- GOAL:
Leaving out every picture, copy the lines of the data exactly, from the first through the line containing "Chart.register(...registerables);".

===

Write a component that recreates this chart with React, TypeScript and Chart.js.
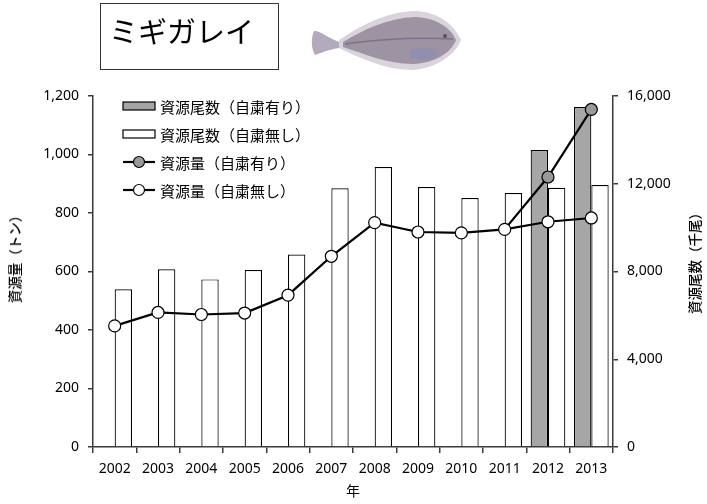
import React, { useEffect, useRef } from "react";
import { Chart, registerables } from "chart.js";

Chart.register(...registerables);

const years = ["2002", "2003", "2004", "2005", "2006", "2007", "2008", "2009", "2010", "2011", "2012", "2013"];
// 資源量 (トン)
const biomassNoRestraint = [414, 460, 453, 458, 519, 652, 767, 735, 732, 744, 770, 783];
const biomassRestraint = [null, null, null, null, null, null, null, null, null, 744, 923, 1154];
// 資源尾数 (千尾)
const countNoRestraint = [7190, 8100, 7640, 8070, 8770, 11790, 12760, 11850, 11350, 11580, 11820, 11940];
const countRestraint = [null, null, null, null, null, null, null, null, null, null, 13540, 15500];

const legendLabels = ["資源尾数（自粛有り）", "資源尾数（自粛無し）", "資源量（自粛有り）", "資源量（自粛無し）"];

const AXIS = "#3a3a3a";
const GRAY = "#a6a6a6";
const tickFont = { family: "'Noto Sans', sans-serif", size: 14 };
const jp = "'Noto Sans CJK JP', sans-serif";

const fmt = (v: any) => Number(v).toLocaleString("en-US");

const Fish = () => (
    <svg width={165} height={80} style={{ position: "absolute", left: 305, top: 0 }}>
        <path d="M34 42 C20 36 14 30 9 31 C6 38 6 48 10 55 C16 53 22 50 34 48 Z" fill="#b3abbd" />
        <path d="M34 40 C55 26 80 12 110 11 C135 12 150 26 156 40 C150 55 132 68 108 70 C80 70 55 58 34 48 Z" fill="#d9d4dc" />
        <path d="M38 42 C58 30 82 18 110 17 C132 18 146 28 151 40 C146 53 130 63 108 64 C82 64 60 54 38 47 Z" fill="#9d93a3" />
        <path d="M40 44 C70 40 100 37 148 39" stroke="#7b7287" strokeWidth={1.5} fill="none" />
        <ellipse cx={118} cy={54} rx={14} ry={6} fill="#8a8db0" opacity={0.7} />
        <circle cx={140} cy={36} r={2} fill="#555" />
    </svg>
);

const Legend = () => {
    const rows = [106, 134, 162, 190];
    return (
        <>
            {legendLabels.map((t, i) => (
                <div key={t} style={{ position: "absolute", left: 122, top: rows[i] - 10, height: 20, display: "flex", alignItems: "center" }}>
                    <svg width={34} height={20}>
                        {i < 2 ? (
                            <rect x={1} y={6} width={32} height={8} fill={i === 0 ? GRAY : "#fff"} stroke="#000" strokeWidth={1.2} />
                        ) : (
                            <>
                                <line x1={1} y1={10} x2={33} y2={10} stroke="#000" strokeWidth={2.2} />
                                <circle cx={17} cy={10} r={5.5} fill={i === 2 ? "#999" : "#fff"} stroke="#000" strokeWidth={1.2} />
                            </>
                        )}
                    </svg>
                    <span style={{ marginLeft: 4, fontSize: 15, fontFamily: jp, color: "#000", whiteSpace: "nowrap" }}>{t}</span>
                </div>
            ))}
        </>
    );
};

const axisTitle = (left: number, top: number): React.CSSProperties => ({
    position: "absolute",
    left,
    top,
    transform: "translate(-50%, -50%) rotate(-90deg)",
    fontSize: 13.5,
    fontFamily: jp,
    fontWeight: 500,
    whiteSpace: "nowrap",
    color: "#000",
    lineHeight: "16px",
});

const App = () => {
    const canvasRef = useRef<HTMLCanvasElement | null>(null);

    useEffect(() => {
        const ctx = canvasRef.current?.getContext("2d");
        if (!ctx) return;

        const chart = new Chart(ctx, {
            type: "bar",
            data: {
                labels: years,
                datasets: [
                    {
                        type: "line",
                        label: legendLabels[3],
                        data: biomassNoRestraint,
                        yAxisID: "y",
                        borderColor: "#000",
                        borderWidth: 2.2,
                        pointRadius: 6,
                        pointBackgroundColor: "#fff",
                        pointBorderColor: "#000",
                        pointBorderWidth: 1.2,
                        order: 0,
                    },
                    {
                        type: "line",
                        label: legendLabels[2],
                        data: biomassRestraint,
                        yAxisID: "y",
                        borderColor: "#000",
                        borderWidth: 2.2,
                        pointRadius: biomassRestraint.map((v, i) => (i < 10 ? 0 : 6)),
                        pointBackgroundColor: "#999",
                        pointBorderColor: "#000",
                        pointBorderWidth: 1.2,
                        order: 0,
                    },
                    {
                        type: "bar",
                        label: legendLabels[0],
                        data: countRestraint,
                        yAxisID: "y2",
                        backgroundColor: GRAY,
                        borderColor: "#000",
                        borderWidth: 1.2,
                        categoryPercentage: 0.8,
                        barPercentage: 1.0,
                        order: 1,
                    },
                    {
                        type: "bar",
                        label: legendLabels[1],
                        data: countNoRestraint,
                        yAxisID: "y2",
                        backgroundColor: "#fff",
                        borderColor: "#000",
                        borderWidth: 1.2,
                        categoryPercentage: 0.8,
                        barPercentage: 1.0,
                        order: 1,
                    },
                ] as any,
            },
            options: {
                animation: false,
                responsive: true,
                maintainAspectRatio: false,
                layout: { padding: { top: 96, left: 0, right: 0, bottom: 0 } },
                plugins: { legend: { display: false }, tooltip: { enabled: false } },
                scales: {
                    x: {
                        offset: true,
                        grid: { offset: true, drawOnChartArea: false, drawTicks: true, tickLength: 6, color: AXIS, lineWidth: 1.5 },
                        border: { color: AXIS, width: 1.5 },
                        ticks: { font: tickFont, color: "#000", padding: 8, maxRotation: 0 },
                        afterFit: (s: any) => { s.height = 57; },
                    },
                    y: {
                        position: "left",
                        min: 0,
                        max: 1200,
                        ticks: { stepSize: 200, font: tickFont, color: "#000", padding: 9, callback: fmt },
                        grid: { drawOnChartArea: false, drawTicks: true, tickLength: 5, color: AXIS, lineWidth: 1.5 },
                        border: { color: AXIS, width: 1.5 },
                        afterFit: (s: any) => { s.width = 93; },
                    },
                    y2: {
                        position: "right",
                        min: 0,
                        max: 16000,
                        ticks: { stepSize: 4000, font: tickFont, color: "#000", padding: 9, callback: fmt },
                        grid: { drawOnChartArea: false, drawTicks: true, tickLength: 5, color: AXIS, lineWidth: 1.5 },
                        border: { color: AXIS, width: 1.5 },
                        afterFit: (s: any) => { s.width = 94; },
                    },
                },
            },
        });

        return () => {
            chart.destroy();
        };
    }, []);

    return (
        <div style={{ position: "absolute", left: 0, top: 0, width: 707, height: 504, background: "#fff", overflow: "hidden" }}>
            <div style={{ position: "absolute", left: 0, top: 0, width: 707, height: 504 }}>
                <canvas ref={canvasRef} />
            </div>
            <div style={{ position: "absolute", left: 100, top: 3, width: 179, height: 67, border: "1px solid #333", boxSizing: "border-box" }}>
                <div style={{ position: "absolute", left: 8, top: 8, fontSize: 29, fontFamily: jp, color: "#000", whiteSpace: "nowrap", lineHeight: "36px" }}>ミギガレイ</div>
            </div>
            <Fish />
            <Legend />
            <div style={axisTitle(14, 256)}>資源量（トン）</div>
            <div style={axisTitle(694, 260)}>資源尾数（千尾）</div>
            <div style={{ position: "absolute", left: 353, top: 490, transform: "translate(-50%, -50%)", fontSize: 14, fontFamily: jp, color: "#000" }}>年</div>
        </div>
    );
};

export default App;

===

- REPLY TO THE EXERCISE:
Write a component that recreates this chart with React, TypeScript and Chart.js.
import React, { useEffect, useRef } from "react";
import { Chart, registerables } from "chart.js";

Chart.register(...registerables);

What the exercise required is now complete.